After getting the trailer properly backed into position, I hopped out and unsnapped the cover from the tent atop the Woolly Bear. It didn’t take long before I figured a few things out. One, you can’t access the Woolly Bear’s storage compartments without raising the platform on which the tent stands. Two, no way could I deploy this thing by myself. It takes two people (at least) to raise the Thule rack and platform on which the tent sits.

I called in reinforcements. Together, we hoisted the platform — no easy feat — and locked it into place. We set the outdoor awning, which seemed flimsy and unstable. We deployed the trailer’s stabilizing feet.

Then, I scrambled onto the trailer and reached up to flip the tent open. It practically popped itself up. A ladder telescoped down automatically. I climbed up the ladder and poked my head inside to admire the cushy padding on the floor. Then, I unzipped and pinned up the window flaps, hauled my entire body into the tent (rated for three but comfortable only for two) and smiled, despite the infernal heat. All this took maybe 30 minutes.

Cool. This contraption is silly: It’s cumbersome and way harder to put up than a traditional tent, which I can handle by myself in about 2 minutes. But, I appreciated the treetop view and can imagine it coming in handy when you don’t have a flat spot on which to pitch a tent. Plus, it was fun.
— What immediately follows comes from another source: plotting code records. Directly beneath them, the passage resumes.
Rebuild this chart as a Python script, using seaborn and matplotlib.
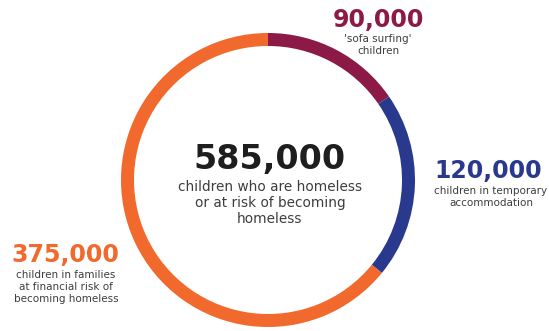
import matplotlib
matplotlib.use("Agg")
import matplotlib.pyplot as plt
import seaborn as sns

categories = ["'sofa surfing'\nchildren", "children in temporary\naccommodation",
              "children in families\nat financial risk of\nbecoming homeless"]
values = [90000, 120000, 375000]
colors = ["#8c1a47", "#293a8e", "#f1692d"]
total_label = "children who are homeless\nor at risk of becoming\nhomeless"

sns.set_theme(style="white")
plt.rcParams['font.family'] = ['DejaVu Sans']

W, H = 549, 331
fig = plt.figure(figsize=(W / 100, H / 100), dpi=100)
ax = fig.add_axes([0, 0, 1, 1])

cx, cy, R = 268, H - 180, 147
ax.pie(values, colors=colors, startangle=90, counterclock=False,
       center=(cx, cy), radius=R, wedgeprops=dict(width=13, linewidth=0))
ax.set_xlim(0, W)
ax.set_ylim(0, H)
ax.set_aspect('equal')
ax.axis('off')

def fmt(v):
    return f"{v:,}"

txt = "#3d3d3d"
# centre
ax.text(270, H - 160, fmt(sum(values)), ha='center', va='center',
        fontsize=24, fontweight='semibold', color="#1e1e1e")
ax.text(270, H - 203, total_label, ha='center', va='center',
        fontsize=9.8, color=txt, linespacing=1.2)

# label positions (image coords)
num_pos = [(378, 20), (488, 171), (65, 255)]
sub_pos = [(378, 45), (491, 197), (66, 287)]
for v, c, lab, (nx, ny), (sx, sy) in zip(values, colors, categories, num_pos, sub_pos):
    ax.text(nx, H - ny, fmt(v), ha='center', va='center', fontsize=17,
            fontweight='semibold', color=c)
    ax.text(sx, H - sy, lab, ha='center', va='center', fontsize=7.5,
            color=txt, linespacing=1.2)

fig.savefig("out.png", dpi=100, facecolor="white")
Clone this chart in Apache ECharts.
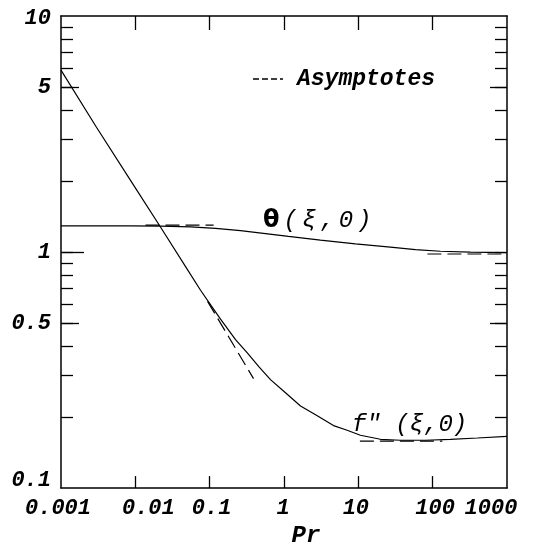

“Bears,” someone mentioned when I asked about the point of the elevated tent concept. “The bears can’t get you.”

What? Bears climb. They’d just come for you like a beagle would counter-surf for a loaf of French bread on the kitchen counter. (Yes, that happened in my house once.)

But an elevated tent does provide new perspective — and perhaps offers access to a better breeze. I can see it coming in handy on a beach — as long as you didn’t bog the trailer down — because you could keep more of the sand out of the sleeping quarters. And yes, I really liked the novelty of it, although I can’t see investing $8,000 in one.

I flipped open the storage bins and used the ample counter space to prep my dinner. After the sun set, I climbed the ladder, grabbed my camp pillow, spread out the sheets, unzipped the mesh screens to boost air flow and listened to the cicadas.

It was hot, and the mosquitoes feasted on me. I resisted the urge to pee at 3 a.m., simply because I didn’t want to clamber down the ladder in the middle of the night and bust my buns.

The next morning, I sat up, peered out at the great outdoors and made my way down the ladder without mishap.

Breakdown was easier than setup, and I’m pretty sure with practice I could speed up the process. The trailer can carry a couple of kayaks or bicycles, so makes sense if you’ve got toys to haul, too.

In a nutshell, not worth the investment in my book. I prefer my camping simple, and a tent works just fine for me. But the Woolly Bear is definitely worth renting for a weekend just to get the experience.